◆ Work instructions: Leaving out every picture, retype the lines below from the top through the one that contains "(65+) by year</text>".

◆ Data block:
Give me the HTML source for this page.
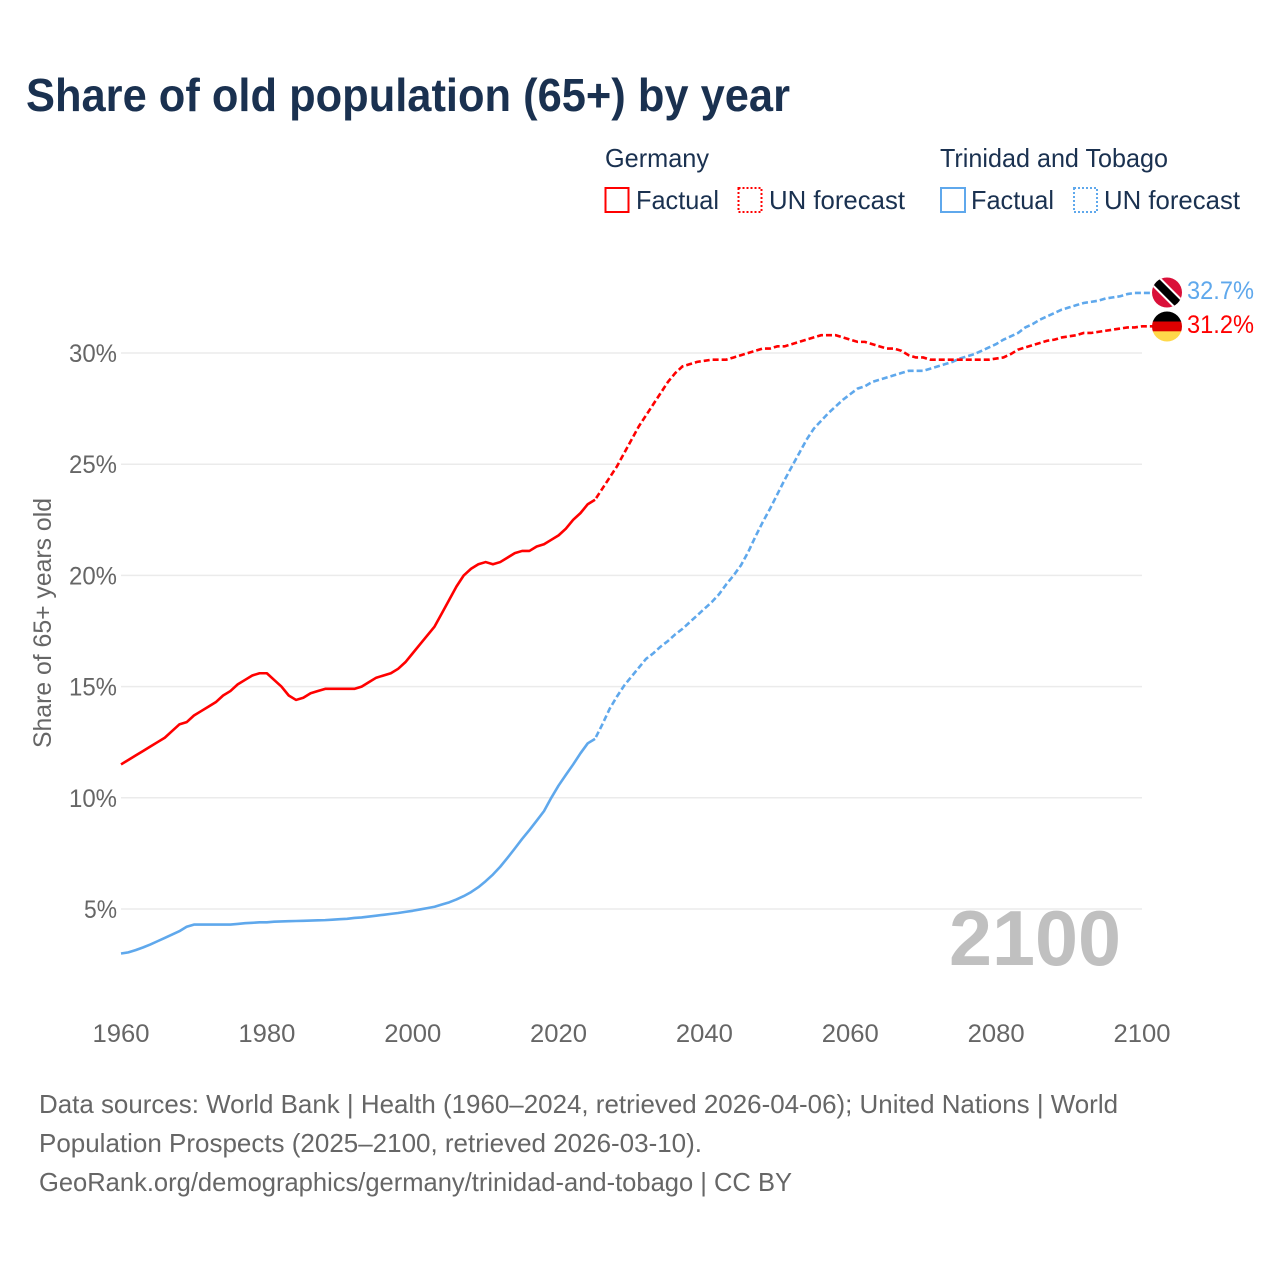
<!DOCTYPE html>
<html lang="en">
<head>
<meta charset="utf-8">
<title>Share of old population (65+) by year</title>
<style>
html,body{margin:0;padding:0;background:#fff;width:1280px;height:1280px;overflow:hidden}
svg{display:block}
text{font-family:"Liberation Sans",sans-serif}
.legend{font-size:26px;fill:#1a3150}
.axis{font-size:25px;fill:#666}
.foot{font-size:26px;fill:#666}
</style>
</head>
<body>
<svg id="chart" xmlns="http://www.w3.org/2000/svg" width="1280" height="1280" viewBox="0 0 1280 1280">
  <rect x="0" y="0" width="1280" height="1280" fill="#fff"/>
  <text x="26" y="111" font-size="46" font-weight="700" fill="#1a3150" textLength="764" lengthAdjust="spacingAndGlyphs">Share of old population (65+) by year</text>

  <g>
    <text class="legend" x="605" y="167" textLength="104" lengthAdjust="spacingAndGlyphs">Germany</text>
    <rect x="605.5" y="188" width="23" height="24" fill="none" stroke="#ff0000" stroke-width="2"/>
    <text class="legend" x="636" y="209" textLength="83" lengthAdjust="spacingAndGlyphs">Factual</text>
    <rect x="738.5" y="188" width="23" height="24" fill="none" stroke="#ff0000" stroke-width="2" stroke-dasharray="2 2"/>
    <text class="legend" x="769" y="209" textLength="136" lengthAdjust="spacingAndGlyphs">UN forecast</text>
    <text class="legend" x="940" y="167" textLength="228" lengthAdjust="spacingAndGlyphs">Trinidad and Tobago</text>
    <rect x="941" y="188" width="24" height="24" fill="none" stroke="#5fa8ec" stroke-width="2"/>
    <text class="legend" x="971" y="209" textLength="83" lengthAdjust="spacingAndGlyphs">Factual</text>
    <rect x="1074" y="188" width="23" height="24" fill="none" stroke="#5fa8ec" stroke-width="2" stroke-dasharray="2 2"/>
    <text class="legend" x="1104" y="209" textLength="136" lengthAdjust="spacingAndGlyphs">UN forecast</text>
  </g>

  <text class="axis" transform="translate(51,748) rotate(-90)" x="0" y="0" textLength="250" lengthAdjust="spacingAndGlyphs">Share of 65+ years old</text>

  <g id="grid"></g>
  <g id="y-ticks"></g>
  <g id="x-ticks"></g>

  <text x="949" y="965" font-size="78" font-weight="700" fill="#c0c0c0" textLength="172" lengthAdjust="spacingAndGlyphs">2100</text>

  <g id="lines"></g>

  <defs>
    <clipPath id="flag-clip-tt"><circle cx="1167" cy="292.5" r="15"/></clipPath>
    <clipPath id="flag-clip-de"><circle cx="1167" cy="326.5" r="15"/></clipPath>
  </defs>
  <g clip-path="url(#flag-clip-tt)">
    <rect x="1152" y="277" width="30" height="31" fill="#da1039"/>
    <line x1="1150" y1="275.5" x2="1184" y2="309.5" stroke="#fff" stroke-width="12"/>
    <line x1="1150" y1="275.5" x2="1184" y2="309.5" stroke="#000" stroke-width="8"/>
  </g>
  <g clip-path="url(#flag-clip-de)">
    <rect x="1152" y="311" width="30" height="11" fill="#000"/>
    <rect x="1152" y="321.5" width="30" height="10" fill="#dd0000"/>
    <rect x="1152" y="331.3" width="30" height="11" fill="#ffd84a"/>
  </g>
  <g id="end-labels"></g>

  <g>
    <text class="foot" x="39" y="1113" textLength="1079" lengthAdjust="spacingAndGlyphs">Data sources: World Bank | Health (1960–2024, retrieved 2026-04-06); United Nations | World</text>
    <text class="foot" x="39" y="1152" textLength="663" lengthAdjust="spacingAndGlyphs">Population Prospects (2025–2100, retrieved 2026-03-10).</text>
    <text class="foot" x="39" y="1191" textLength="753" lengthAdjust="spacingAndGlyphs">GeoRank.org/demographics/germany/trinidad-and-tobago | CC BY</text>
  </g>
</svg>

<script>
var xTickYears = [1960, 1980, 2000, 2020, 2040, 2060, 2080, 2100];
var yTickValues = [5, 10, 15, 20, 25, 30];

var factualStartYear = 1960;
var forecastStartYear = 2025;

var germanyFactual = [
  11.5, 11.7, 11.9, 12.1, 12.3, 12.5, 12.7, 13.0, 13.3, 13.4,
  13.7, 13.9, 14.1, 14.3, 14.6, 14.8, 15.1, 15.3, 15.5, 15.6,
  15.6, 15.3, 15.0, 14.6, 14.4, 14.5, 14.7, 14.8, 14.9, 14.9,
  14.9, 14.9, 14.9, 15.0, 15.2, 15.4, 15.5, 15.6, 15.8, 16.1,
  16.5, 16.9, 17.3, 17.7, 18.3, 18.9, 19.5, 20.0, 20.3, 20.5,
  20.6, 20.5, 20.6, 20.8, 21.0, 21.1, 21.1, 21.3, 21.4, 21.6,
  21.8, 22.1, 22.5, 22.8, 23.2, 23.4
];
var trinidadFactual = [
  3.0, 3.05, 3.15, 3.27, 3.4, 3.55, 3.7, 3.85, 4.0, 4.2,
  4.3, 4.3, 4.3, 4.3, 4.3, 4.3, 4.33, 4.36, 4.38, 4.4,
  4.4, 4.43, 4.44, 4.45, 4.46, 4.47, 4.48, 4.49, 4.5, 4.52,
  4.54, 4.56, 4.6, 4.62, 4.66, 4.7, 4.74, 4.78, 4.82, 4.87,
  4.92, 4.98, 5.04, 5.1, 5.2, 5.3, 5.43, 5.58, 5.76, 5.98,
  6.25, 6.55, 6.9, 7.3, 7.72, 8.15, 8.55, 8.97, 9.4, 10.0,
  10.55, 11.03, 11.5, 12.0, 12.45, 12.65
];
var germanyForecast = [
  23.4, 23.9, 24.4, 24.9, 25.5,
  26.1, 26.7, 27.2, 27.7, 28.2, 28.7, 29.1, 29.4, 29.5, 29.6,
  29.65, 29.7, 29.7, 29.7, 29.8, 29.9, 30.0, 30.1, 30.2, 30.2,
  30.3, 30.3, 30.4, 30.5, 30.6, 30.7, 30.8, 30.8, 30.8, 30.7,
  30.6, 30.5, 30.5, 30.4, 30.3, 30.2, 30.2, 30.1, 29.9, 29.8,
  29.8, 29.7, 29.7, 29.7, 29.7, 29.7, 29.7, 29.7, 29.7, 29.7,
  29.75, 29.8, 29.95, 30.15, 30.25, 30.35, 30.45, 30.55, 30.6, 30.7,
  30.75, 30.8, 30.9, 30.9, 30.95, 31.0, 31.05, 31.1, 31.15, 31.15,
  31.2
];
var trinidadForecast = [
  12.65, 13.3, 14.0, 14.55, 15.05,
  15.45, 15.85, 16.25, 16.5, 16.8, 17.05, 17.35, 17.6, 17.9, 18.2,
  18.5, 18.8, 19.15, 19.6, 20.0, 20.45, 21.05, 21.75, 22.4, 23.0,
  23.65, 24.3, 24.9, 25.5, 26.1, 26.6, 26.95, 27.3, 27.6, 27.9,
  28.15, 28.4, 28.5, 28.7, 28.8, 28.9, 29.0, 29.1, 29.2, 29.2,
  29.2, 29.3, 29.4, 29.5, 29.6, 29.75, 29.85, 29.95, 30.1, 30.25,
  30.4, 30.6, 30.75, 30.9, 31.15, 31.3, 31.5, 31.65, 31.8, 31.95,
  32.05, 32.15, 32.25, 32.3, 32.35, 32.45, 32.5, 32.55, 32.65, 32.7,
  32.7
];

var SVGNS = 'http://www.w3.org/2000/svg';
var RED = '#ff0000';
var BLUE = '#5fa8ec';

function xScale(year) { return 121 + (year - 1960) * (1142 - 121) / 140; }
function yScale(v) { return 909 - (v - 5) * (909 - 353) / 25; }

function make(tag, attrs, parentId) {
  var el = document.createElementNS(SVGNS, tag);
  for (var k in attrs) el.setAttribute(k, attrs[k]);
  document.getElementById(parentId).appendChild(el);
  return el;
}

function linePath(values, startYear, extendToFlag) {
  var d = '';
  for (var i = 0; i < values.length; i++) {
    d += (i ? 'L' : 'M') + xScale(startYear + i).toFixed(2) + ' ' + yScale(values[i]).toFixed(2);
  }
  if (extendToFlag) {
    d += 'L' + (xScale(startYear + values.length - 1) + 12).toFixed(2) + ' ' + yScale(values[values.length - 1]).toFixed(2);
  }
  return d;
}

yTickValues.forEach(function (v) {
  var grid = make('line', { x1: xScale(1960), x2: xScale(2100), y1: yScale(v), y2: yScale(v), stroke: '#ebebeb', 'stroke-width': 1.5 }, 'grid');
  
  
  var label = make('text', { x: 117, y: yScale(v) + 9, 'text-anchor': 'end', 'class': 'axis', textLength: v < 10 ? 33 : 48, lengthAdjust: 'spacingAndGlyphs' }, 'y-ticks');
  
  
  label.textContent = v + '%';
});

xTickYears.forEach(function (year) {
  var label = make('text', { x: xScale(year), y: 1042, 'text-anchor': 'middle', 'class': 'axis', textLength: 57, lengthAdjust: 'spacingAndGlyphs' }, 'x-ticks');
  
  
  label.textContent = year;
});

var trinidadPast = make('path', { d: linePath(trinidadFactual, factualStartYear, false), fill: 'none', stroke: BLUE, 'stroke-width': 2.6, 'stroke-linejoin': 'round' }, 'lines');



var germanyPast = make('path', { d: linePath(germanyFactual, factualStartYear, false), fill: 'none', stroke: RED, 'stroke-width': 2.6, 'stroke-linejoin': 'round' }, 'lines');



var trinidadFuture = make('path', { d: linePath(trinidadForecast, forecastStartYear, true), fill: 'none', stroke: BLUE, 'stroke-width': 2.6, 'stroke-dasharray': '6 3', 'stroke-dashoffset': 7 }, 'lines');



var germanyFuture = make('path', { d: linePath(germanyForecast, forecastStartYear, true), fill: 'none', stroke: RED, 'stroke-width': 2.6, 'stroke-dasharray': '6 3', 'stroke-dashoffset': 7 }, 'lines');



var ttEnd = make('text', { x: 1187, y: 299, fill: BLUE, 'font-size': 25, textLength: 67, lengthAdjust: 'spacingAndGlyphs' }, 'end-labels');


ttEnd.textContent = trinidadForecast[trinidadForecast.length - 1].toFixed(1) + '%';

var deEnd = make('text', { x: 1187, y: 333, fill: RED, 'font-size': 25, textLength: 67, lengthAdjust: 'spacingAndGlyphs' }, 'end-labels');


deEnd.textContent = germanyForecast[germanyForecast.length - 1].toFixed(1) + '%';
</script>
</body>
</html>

◆ Result:
Give me the HTML source for this page.
<!DOCTYPE html>
<html lang="en">
<head>
<meta charset="utf-8">
<title>Share of old population (65+) by year</title>
<style>
html,body{margin:0;padding:0;background:#fff;width:1280px;height:1280px;overflow:hidden}
svg{display:block}
text{font-family:"Liberation Sans",sans-serif}
.legend{font-size:26px;fill:#1a3150}
.axis{font-size:25px;fill:#666}
.foot{font-size:26px;fill:#666}
</style>
</head>
<body>
<svg id="chart" xmlns="http://www.w3.org/2000/svg" width="1280" height="1280" viewBox="0 0 1280 1280">
  <rect x="0" y="0" width="1280" height="1280" fill="#fff"/>
  <text x="26" y="111" font-size="46" font-weight="700" fill="#1a3150" textLength="764" lengthAdjust="spacingAndGlyphs">Share of old population (65+) by year</text>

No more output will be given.